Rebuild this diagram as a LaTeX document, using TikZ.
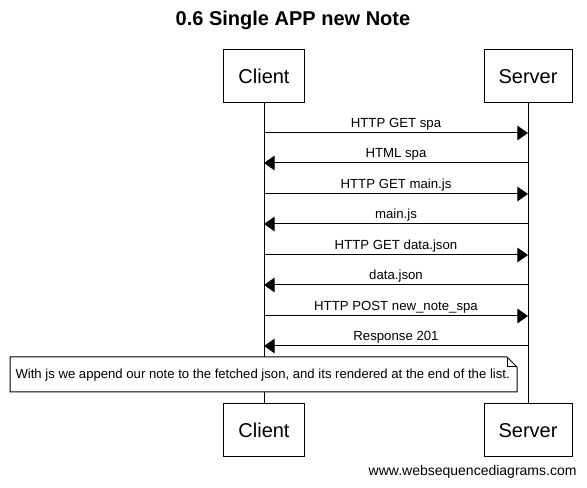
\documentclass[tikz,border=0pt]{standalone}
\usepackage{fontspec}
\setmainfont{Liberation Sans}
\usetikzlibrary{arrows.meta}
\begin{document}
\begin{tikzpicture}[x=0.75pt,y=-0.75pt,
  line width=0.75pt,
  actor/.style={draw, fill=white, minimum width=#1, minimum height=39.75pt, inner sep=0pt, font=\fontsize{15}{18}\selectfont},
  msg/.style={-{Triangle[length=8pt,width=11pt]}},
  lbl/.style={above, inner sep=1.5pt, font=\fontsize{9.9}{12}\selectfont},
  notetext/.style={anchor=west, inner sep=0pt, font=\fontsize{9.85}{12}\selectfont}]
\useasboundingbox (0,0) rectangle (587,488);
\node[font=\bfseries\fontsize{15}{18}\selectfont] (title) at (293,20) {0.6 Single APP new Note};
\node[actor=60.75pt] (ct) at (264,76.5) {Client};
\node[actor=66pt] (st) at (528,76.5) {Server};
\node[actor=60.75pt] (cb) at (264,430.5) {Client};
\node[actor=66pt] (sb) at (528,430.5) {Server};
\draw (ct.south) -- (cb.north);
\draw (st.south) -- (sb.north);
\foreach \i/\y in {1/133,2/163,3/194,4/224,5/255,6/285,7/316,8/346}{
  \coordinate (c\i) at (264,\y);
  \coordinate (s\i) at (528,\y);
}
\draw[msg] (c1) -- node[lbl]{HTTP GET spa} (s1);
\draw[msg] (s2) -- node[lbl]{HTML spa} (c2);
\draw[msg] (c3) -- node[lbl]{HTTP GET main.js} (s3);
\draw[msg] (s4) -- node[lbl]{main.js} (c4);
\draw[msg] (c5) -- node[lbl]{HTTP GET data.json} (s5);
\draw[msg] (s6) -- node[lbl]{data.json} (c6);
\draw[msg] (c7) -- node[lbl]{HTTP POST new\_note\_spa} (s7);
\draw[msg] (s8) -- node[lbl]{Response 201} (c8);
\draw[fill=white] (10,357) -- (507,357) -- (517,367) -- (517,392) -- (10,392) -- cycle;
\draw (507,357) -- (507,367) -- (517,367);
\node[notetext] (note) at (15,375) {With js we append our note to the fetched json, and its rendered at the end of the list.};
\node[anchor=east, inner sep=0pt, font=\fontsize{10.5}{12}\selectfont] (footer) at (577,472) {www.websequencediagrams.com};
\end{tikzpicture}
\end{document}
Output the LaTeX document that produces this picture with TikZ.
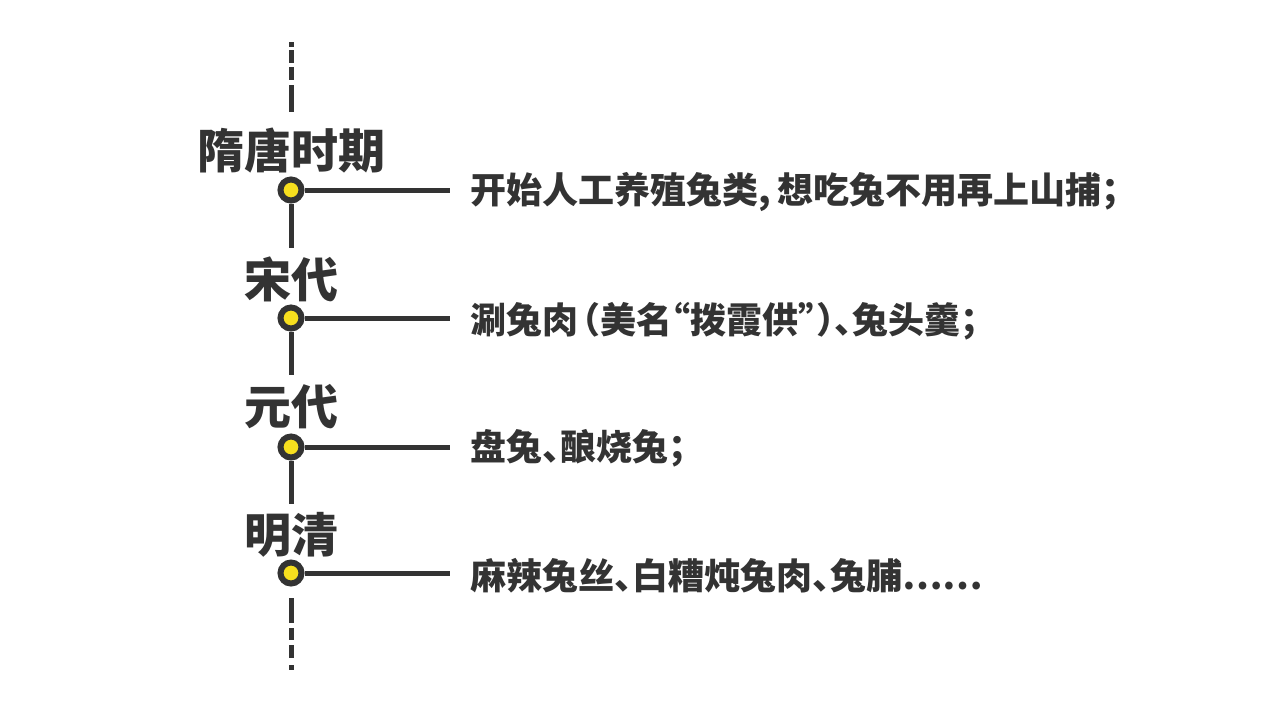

◆ **Work instructions**: Repeat the material above in full and unchanged, minus its images.

◆ **Solved exercise**:
Rebuild this diagram as a LaTeX document, using TikZ.
\documentclass[tikz,border=0pt]{standalone}
\usepackage{fontspec}
\setmainfont{Liberation Sans}
\usetikzlibrary{arrows.meta}
\begin{document}
\begin{tikzpicture}[x=0.75pt,y=-0.75pt,
  line width=0.75pt,
  actor/.style={draw, fill=white, minimum width=#1, minimum height=39.75pt, inner sep=0pt, font=\fontsize{15}{18}\selectfont},
  msg/.style={-{Triangle[length=8pt,width=11pt]}},
  lbl/.style={above, inner sep=1.5pt, font=\fontsize{9.9}{12}\selectfont},
  notetext/.style={anchor=west, inner sep=0pt, font=\fontsize{9.85}{12}\selectfont}]
\useasboundingbox (0,0) rectangle (587,488);
\node[font=\bfseries\fontsize{15}{18}\selectfont] (title) at (293,20) {0.6 Single APP new Note};
\node[actor=60.75pt] (ct) at (264,76.5) {Client};
\node[actor=66pt] (st) at (528,76.5) {Server};
\node[actor=60.75pt] (cb) at (264,430.5) {Client};
\node[actor=66pt] (sb) at (528,430.5) {Server};
\draw (ct.south) -- (cb.north);
\draw (st.south) -- (sb.north);
\foreach \i/\y in {1/133,2/163,3/194,4/224,5/255,6/285,7/316,8/346}{
  \coordinate (c\i) at (264,\y);
  \coordinate (s\i) at (528,\y);
}
\draw[msg] (c1) -- node[lbl]{HTTP GET spa} (s1);
\draw[msg] (s2) -- node[lbl]{HTML spa} (c2);
\draw[msg] (c3) -- node[lbl]{HTTP GET main.js} (s3);
\draw[msg] (s4) -- node[lbl]{main.js} (c4);
\draw[msg] (c5) -- node[lbl]{HTTP GET data.json} (s5);
\draw[msg] (s6) -- node[lbl]{data.json} (c6);
\draw[msg] (c7) -- node[lbl]{HTTP POST new\_note\_spa} (s7);
\draw[msg] (s8) -- node[lbl]{Response 201} (c8);
\draw[fill=white] (10,357) -- (507,357) -- (517,367) -- (517,392) -- (10,392) -- cycle;
\draw (507,357) -- (507,367) -- (517,367);
\node[notetext] (note) at (15,375) {With js we append our note to the fetched json, and its rendered at the end of the list.};
\node[anchor=east, inner sep=0pt, font=\fontsize{10.5}{12}\selectfont] (footer) at (577,472) {www.websequencediagrams.com};
\end{tikzpicture}
\end{document}
Output the LaTeX document that produces this picture with TikZ.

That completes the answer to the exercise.